I learned my lesson, when the Bem (2011) article appeared and it took one-and-a half years for my article to be published. By this time, numerous articles had been published and Greg Francis had published a critique of Bem using a similar method. I was too slow.

In the meantime, Uri Simonsohn gave two SPSP symposia on pcurve before the actual pcurve article was published in print and he had a pcurve.com website.  When Uri presented the method the first time (I was not there), it created an angry response by Norbert Schwarz. Nobody cares about Norbert’s response anymore and pcurve is widely accepted and version 4.0 looks very different from the original version of pcurve. Angry and skeptical responses are to be expected when somebody does something new, important, and disruptive, but this is part of innovation.

Second, I am not the first one to rank journals or departments or individuals. Some researchers get awards suggesting that their work is better than the work of those who do not get awards. Journals with more citations are more prestigious, and departments are ranked in terms of popularity among peers. Who has validated these methods of evaluation and how valid are they? Are they more valid than my replicability rankings?

At least my rankings are based on solid statistical theory and predict correctly that cognitive psychology is more replicable than social psychology. The fact that mostly social psychologists have raised concerns about my method may reveal more about social psychologists than about the validity of my method. Social psychologists also conveniently ignore that the OSF replicability estimate of 36% is an average across areas and that the estimate for social psychology was an abysmal 25% and that my journal rankings place many social psychology journals at the bottom of the ranking. One would only have to apply social psychological theories about heuristics and biases in cognitive processes to explain social psychologists’ concerns about my rankings.

CONCLUSION

In conclusion, the actual replication rate for a set of exact replication studies is identical to the true average power of studies.

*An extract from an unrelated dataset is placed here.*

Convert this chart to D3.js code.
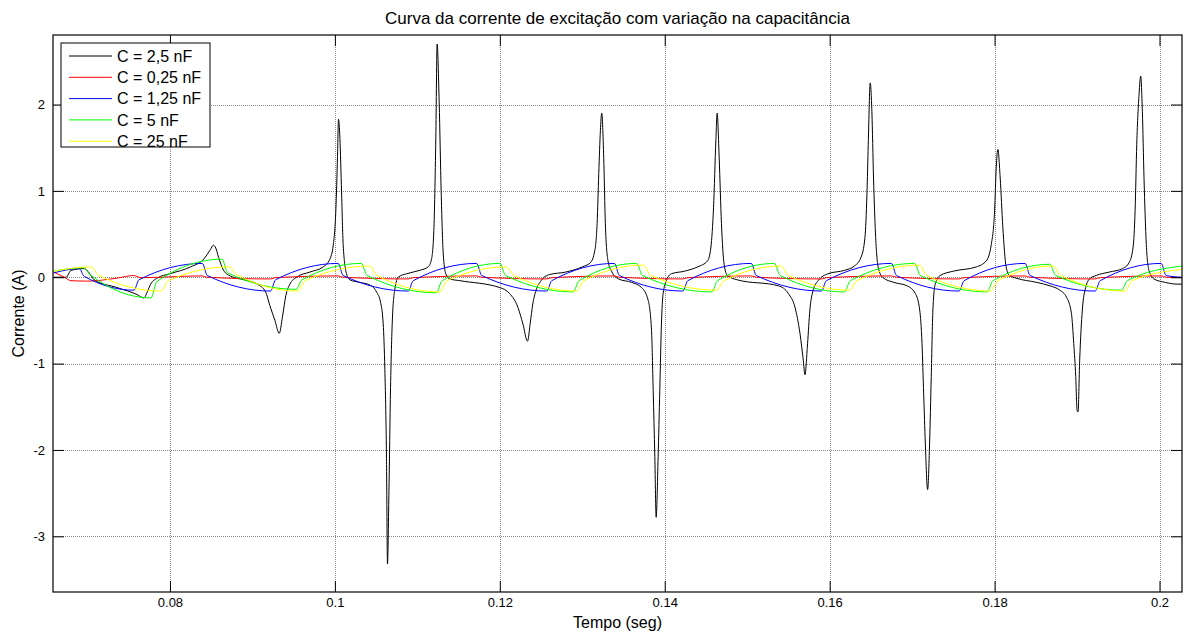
<!DOCTYPE html>
<html>
<head>
<meta charset="utf-8">
<script src="https://cdn.jsdelivr.net/npm/d3@7"></script>
<style>
  html, body { margin: 0; padding: 0; background: #fff; }
  svg { display: block; font-family: "Liberation Sans", Arial, Helvetica, sans-serif; }
</style>
</head>
<body>
<svg id="chart" width="1184" height="637"></svg>
<script>
// ── Data ──────────────────────────────────────────────────
const xTicks = [0.08, 0.1, 0.12, 0.14, 0.16, 0.18, 0.2];
const yTicks = [-3, -2, -1, 0, 1, 2];

const seriesNames  = ['C = 2,5 nF', 'C = 0,25 nF', 'C = 1,25 nF', 'C = 5 nF', 'C = 25 nF'];
const seriesColors = ['#000000', '#ff0000', '#0000ff', '#00ff00', '#ffff00'];

// [tempo (s), corrente (A)]
const c2_5nF = [
  [0.0659,0.00],[0.0674,0.00],[0.0680,0.08],[0.0696,0.10],[0.0702,0.05],[0.0708,-0.03],[0.0736,-0.12],[0.0760,-0.20],
  [0.07685,-0.24],[0.07725,-0.17],[0.07766,-0.08],[0.07846,-0.01],[0.0800,0.04],[0.0825,0.12],[0.0841,0.21],[0.0849,0.32],
  [0.08525,0.37],[0.0855,0.35],[0.0859,0.23],[0.0865,0.08],[0.0874,0.01],[0.0890,-0.03],[0.0906,-0.08],[0.0916,-0.17],
  [0.09212,-0.33],[0.09273,-0.50],[0.09325,-0.65],[0.09366,-0.45],[0.09406,-0.21],[0.09455,-0.08],[0.09535,0.00],
  [0.09697,0.06],[0.09859,0.12],[0.09939,0.21],[0.0998,0.37],[0.10012,0.78],[0.10032,1.40],[0.10044,1.83],[0.10061,1.61],
  [0.10081,0.99],[0.10101,0.37],[0.10141,0.04],[0.10182,-0.03],[0.10303,-0.06],[0.10424,-0.09],[0.10505,-0.17],
  [0.10554,-0.29],[0.10586,-0.54],[0.10606,-1.07],[0.10626,-2.10],[0.10638,-3.32],[0.10655,-2.52],[0.10675,-1.28],
  [0.10699,-0.45],[0.10727,-0.14],[0.10768,0.00],[0.10869,0.04],[0.1103,0.08],[0.11131,0.12],[0.11172,0.21],[0.1120,0.54],
  [0.11224,1.61],[0.1124,2.70],[0.11265,2.02],[0.11289,0.99],[0.11313,0.29],[0.11345,0.04],[0.11394,-0.02],[0.11515,-0.04],
  [0.1200,-0.12],[0.1212,-0.19],[0.1222,-0.35],[0.1228,-0.54],[0.12336,-0.74],[0.12368,-0.54],[0.1240,-0.31],[0.1244,-0.15],
  [0.1250,-0.04],[0.1260,0.03],[0.1280,0.06],[0.1300,0.12],[0.1310,0.17],[0.13152,0.31],[0.1318,0.62],[0.1320,1.20],
  [0.1322,1.70],[0.13236,1.90],[0.1326,1.39],[0.1328,0.62],[0.13312,0.19],[0.1336,0.06],[0.1344,-0.02],[0.1360,-0.06],
  [0.1372,-0.12],[0.1380,-0.27],[0.1384,-0.62],[0.1386,-1.31],[0.1388,-2.08],[0.13896,-2.78],[0.1392,-2.08],[0.1394,-1.31],
  [0.1396,-0.54],[0.1398,-0.19],[0.1402,-0.04],[0.1408,0.04],[0.1424,0.07],[0.1440,0.12],[0.1452,0.19],[0.1456,0.35],
  [0.14592,0.81],[0.1462,1.58],[0.14636,1.90],[0.1466,1.39],[0.14688,0.62],[0.1472,0.15],[0.1476,0.02],[0.1488,-0.03],
  [0.1538,-0.10],[0.1550,-0.19],[0.1558,-0.35],[0.1564,-0.65],[0.1568,-0.96],[0.1570,-1.13],[0.15732,-0.77],[0.1576,-0.38],
  [0.1580,-0.15],[0.1586,-0.04],[0.1598,0.04],[0.1618,0.08],[0.1630,0.13],[0.1638,0.23],[0.16428,0.46],[0.16452,0.96],
  [0.16468,1.54],[0.16492,2.25],[0.16512,1.92],[0.16532,1.15],[0.16556,0.50],[0.16588,0.12],[0.1664,0.00],[0.1678,-0.06],
  [0.1694,-0.10],[0.1704,-0.19],[0.17092,-0.38],[0.1712,-0.77],[0.1714,-1.35],[0.1716,-1.92],[0.17188,-2.46],[0.17212,-1.92],
  [0.17232,-1.15],[0.17252,-0.38],[0.1728,-0.08],[0.1734,0.02],[0.1750,0.07],[0.1778,0.12],[0.1790,0.19],[0.1796,0.38],
  [0.1800,0.77],[0.1802,1.27],[0.1804,1.48],[0.18068,1.15],[0.1810,0.58],[0.1814,0.12],[0.1818,0.02],[0.1826,-0.01],
  [0.18512,-0.06],[0.18672,-0.10],[0.18792,-0.15],[0.18872,-0.23],[0.18932,-0.42],[0.1896,-0.77],[0.18984,-1.15],[0.1900,-1.54],
  [0.19012,-1.56],[0.19032,-0.96],[0.19064,-0.38],[0.19104,-0.12],[0.19152,-0.02],[0.19232,0.02],[0.19392,0.06],[0.19552,0.10],
  [0.19632,0.17],[0.1968,0.35],[0.19704,0.77],[0.19724,1.54],[0.19752,2.12],[0.19772,2.33],[0.19792,1.92],[0.19812,1.15],
  [0.1984,0.38],[0.19872,0.08],[0.19932,-0.02],[0.20072,-0.06],[0.20212,-0.08],[0.2027,-0.08]
];

const c0_25nF = [
  [0.0659,0.06],[0.0672,0.00],[0.0680,-0.04],[0.0700,-0.045],[0.0736,-0.01],[0.0756,0.02],[0.0765,-0.005],
  [0.0839,0.015],[0.0845,0.00],[0.0922,-0.02],[0.0928,-0.005],[0.1004,0.015],[0.1010,0.00],[0.1089,-0.02],[0.1095,-0.005],
  [0.1172,0.015],[0.1178,0.00],[0.1257,-0.02],[0.1263,-0.005],[0.1339,0.015],[0.1345,0.00],[0.1422,-0.02],[0.1428,-0.005],
  [0.1505,0.015],[0.1511,0.00],[0.1590,-0.02],[0.1596,-0.005],[0.1675,0.015],[0.1681,0.00],[0.1757,-0.02],[0.1763,-0.005],
  [0.1837,0.015],[0.1843,0.00],[0.1922,-0.02],[0.1928,-0.005],[0.2002,0.015],[0.2008,0.00],[0.2027,-0.005]
];

const c1_25nF = [
  [0.0659,0.05],[0.0690,0.10],[0.0696,0.01],[0.07564,-0.15],[0.07624,-0.03],[0.08392,0.16],[0.08453,0.02],
  [0.0922,-0.16],[0.0928,-0.03],[0.1004,0.16],[0.1010,0.02],[0.1089,-0.16],[0.1095,-0.04],[0.1172,0.16],[0.1178,0.02],
  [0.1257,-0.16],[0.1263,-0.04],[0.1339,0.16],[0.1345,0.02],[0.1422,-0.16],[0.1428,-0.04],[0.1505,0.16],[0.1511,0.02],
  [0.1590,-0.16],[0.1596,-0.04],[0.1675,0.16],[0.1681,0.02],[0.1757,-0.16],[0.1763,-0.04],[0.1837,0.16],[0.1843,0.02],
  [0.1922,-0.16],[0.1928,-0.04],[0.2002,0.16],[0.2008,0.02],[0.2027,0.00]
];

const c5nF = [
  [0.0659,0.07],[0.0695,0.11],[0.0703,0.03],[0.0777,-0.24],[0.0784,-0.05],[0.0863,0.21],[0.0870,0.05],
  [0.0953,-0.14],[0.0960,-0.03],[0.1032,0.16],[0.1039,0.02],[0.1123,-0.18],[0.1130,-0.04],[0.1200,0.16],[0.1207,0.02],
  [0.1289,-0.17],[0.1296,-0.04],[0.1366,0.16],[0.1373,0.02],[0.1457,-0.17],[0.1464,-0.04],[0.1533,0.16],[0.1540,0.02],
  [0.1618,-0.17],[0.1625,-0.04],[0.1703,0.16],[0.1710,0.02],[0.1791,-0.17],[0.1798,-0.04],[0.1867,0.15],[0.1874,0.02],
  [0.1954,-0.15],[0.1961,-0.04],[0.2027,0.13]
];

const c25nF = [
  [0.0659,0.07],[0.0704,0.12],[0.0714,0.02],[0.0789,-0.16],[0.0798,-0.04],[0.0872,0.12],[0.0881,0.03],
  [0.0955,-0.16],[0.0964,-0.04],[0.1042,0.13],[0.1051,0.02],[0.1127,-0.17],[0.1136,-0.04],[0.1208,0.12],[0.1217,0.02],
  [0.1293,-0.16],[0.1302,-0.04],[0.1374,0.14],[0.1383,0.02],[0.1463,-0.15],[0.1472,-0.04],[0.1541,0.13],[0.1550,0.02],
  [0.1624,-0.15],[0.1633,-0.04],[0.1709,0.14],[0.1718,0.02],[0.1795,-0.16],[0.1804,-0.04],[0.1871,0.13],[0.1880,0.02],
  [0.1958,-0.16],[0.1967,-0.04],[0.2027,0.09]
];

const seriesData = [c2_5nF, c0_25nF, c1_25nF, c5nF, c25nF];

// ── Layout ────────────────────────────────────────────────
const W = 1184, H = 637;
const M = { top: 35, right: 2, bottom: 45, left: 53 };
const PW = W - M.left - M.right;
const PH = H - M.top - M.bottom;

const x = d3.scaleLinear().domain([0.065818, 0.202727]).range([0, PW]);
const y = d3.scaleLinear().domain([-3.645, 2.805]).range([PH, 0]);

const svg = d3.select('#chart');
const g = svg.append('g').attr('transform', `translate(${M.left},${M.top})`);

g.append('rect').attr('width', PW).attr('height', PH).attr('fill', '#fff');

// Grid (dotted, MATLAB style)
g.append('g').selectAll('line').data(xTicks).join('line')
  .attr('x1', d => Math.round(x(d)) + 0.5).attr('x2', d => Math.round(x(d)) + 0.5)
  .attr('y1', 0).attr('y2', PH)
  .attr('stroke', '#8a8a8a').attr('stroke-width', 1).attr('stroke-dasharray', '1,1');
g.append('g').selectAll('line').data(yTicks).join('line')
  .attr('x1', 0).attr('x2', PW)
  .attr('y1', d => Math.round(y(d)) + 0.5).attr('y2', d => Math.round(y(d)) + 0.5)
  .attr('stroke', '#8a8a8a').attr('stroke-width', 1).attr('stroke-dasharray', '1,1');

// Curves
g.append('clipPath').attr('id', 'clip').append('rect').attr('width', PW).attr('height', PH);
const line = d3.line().x(d => x(d[0])).y(d => y(d[1])).curve(d3.curveMonotoneX);
g.append('g').attr('clip-path', 'url(#clip)')
  .selectAll('path').data(seriesData).join('path')
  .attr('d', line)
  .attr('fill', 'none')
  .attr('stroke', (d, i) => seriesColors[i])
  .attr('stroke-width', 1)
  .attr('stroke-linejoin', 'round');

// Axes (ticks inward, on all four sides)
const TK = 11;
const fmtY = d => String(d);   // plain hyphen, as MATLAB prints it
g.append('g').attr('transform', `translate(0,${PH})`)
  .call(d3.axisBottom(x).tickValues(xTicks).tickFormat(d => String(d)).tickSizeInner(-TK).tickSizeOuter(0).tickPadding(6));
g.append('g')
  .call(d3.axisLeft(y).tickValues(yTicks).tickFormat(fmtY).tickSizeInner(-TK).tickSizeOuter(0).tickPadding(8));
g.append('g').call(d3.axisTop(x).tickValues(xTicks).tickFormat('').tickSizeInner(-TK).tickSizeOuter(0));
g.append('g').attr('transform', `translate(${PW},0)`)
  .call(d3.axisRight(y).tickValues(yTicks).tickFormat('').tickSizeInner(-TK).tickSizeOuter(0));

g.selectAll('.domain').remove();
g.selectAll('.tick line').attr('stroke', '#000');
g.selectAll('.tick text').attr('font-size', 13).attr('fill', '#000')
  .attr('font-family', '"Liberation Sans", Arial, Helvetica, sans-serif');

g.append('rect').attr('width', PW).attr('height', PH)
  .attr('fill', 'none').attr('stroke', '#000').attr('stroke-width', 1.2);

// Titles
svg.append('text').attr('x', M.left + PW / 2).attr('y', 24)
  .attr('text-anchor', 'middle').attr('font-size', 17)
  .text('Curva da corrente de excitação com variação na capacitância');
svg.append('text').attr('x', M.left + PW / 2).attr('y', 628)
  .attr('text-anchor', 'middle').attr('font-size', 16)
  .text('Tempo (seg)');
svg.append('text')
  .attr('transform', `translate(24,${M.top + PH / 2}) rotate(-90)`)
  .attr('text-anchor', 'middle').attr('font-size', 16)
  .text('Corrente (A)');

// Legend
const lg = svg.append('g').attr('transform', 'translate(61,43)');
lg.append('rect').attr('width', 149).attr('height', 104)
  .attr('fill', '#fff').attr('stroke', '#000').attr('stroke-width', 1);
const rows = lg.selectAll('g.row').data(seriesNames).join('g')
  .attr('class', 'row')
  .attr('transform', (d, i) => `translate(0,${13 + i * 21.3})`);
rows.append('line').attr('x1', 8).attr('x2', 51)
  .attr('stroke', (d, i) => seriesColors[i]).attr('stroke-width', 1);
rows.append('text').attr('x', 56).attr('dy', '0.36em').attr('font-size', 16).text(d => d);
</script>
</body>
</html>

Average power can be estimated on the basis of reported test statistics and Brunner and Schimmack’s method can produce valid estimates when power is heterogeneous and when selection bias is present. When this method is applied to all statistics in the population (all journals, all articles by an author, etc.), rankings are not affected by selection bias (cheery-picking). When the set of statistics includes all statistical tests, as for example, from an automated extraction of test statistics, the estimate is an estimate of the replicability of a randomly picked statistically significant result from a journal. This may be a manipulation check or a theoretically important test. It is likely that this estimate overestimates the replicability of critically important tests, especially those that are just significant, because selection bias has a stronger impact on results with weak evidence. The estimates are broadly consistent with other estimation methods and more data from actual replication studies are needed to further validate the rankings. Nevertheless, the rankings provide the first objective estimate of replicability for different journals or departments.

The main result of this first attempt at estimating replicability provides clear evidence that selective reporting undermines the validity of published success rates. Whereas published success rates are over 90%, the actual success rate for studies that end up being published when they produced a desirable result is closer to 50%. The negative consequences of selection bias are well known. Reliable information about actual replicability and selection bias is needed to increase the replicability, credibility, and trustworthiness of psychological research. It is also needed to demonstrate to consumers of psychological research that psychologists are improving the replicability of research. Whereas rankings will always show differences, all psychologists are responsible for increasing the average. Real improvement would produce an increase in replicability on all three estimation methods (actual replications, Cohens’ method, & Brunner & Schimmack’s method).  It is an interesting empirical question when and how much replicability estimates increase in the future.  My replicability rankings will play an important role in answering this question.